Captain Crumbo was the first to approach, looking uncharacteristically awkward in his camouflage-coated kayak. The kayak was designed such that Kim had to lean way back in his seat, with each pull on his oars yielding a palpable strain on his upper body. Later in the trip, Kim accepted my offer of a Thermarest chair to provide him some back support. But for now, he was in obvious pain as he dislodged himself from the tiny cockpit.
“How are you doing?” Kim asked when I arrived by his side, his tone of half-laughter helping to ease my embarrassment. Alder had already greeted him like a long lost friend and was off to visit our companions as they emerged from their crafts. Watching them from a distance, I could imagine a scene from the Lewis and Clark Expedition more than 2 centuries past: a small squadron of bedraggled boaters hauling themselves ashore against an impressionist backdrop of windblown grass and raging water.
The unsettling wind prohibited a conversation, which was a good thing for me since I couldn’t have said much to Kim without breaking down in tears. I’ll be forever grateful that he didn’t make me feel like a wimp when I told him I couldn’t go on, despite the blatant inconvenience I caused for all involved. If I had been a member of the Lewis and Clark crew, I probably would have received 50 lashes for my lack of courage in the face of adversity. Instead, Kim immediately kicked into problem-solving mode—a former Navy Seal on the beach carefully assessing a sticky situation.
The next 30 minutes were a lesson in spirited cooperation. Since staying put wasn’t an option given our timeline, we had to reorganize the cast so the show could go on. And quite a show it was:
John took over my role in the canoe, serving as Robert’s power-paddler in the bow. They tackled those waves like there was no tomorrow, translating my terror into 2 boys having fun.
John’s river kayak, temporarily out of commission, was stored as oversized luggage on Sharlow’s mega-raft. The kayak was positioned crosswise on the back of the raft, which appeared to have been t-boned from the heavens above. Poor Sharlow had to paddle 2 boats in 1.

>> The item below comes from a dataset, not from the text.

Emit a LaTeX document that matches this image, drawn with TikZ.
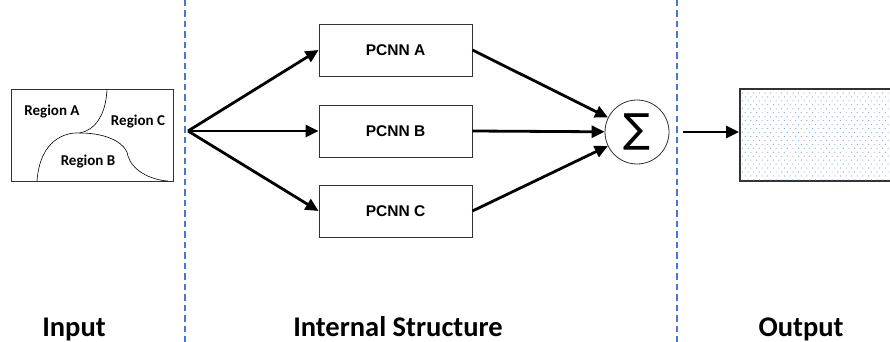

And me? I was the humbled guest of honor on Abbie and Denny’s dory for the day—a luxurious red rowboat that had taken them safely down the Green River during our prior trip together in Utah. Alder and I relaxed like royalty on the dory’s padded seats, basking in the generosity of our co-adventurers on a river gone wild. Would I have even noticed that small herd of snapping turtles on the rocks if I’d been floundering about in my canoe? Maybe, maybe not. But I think I’ll consider them a gift from the wind.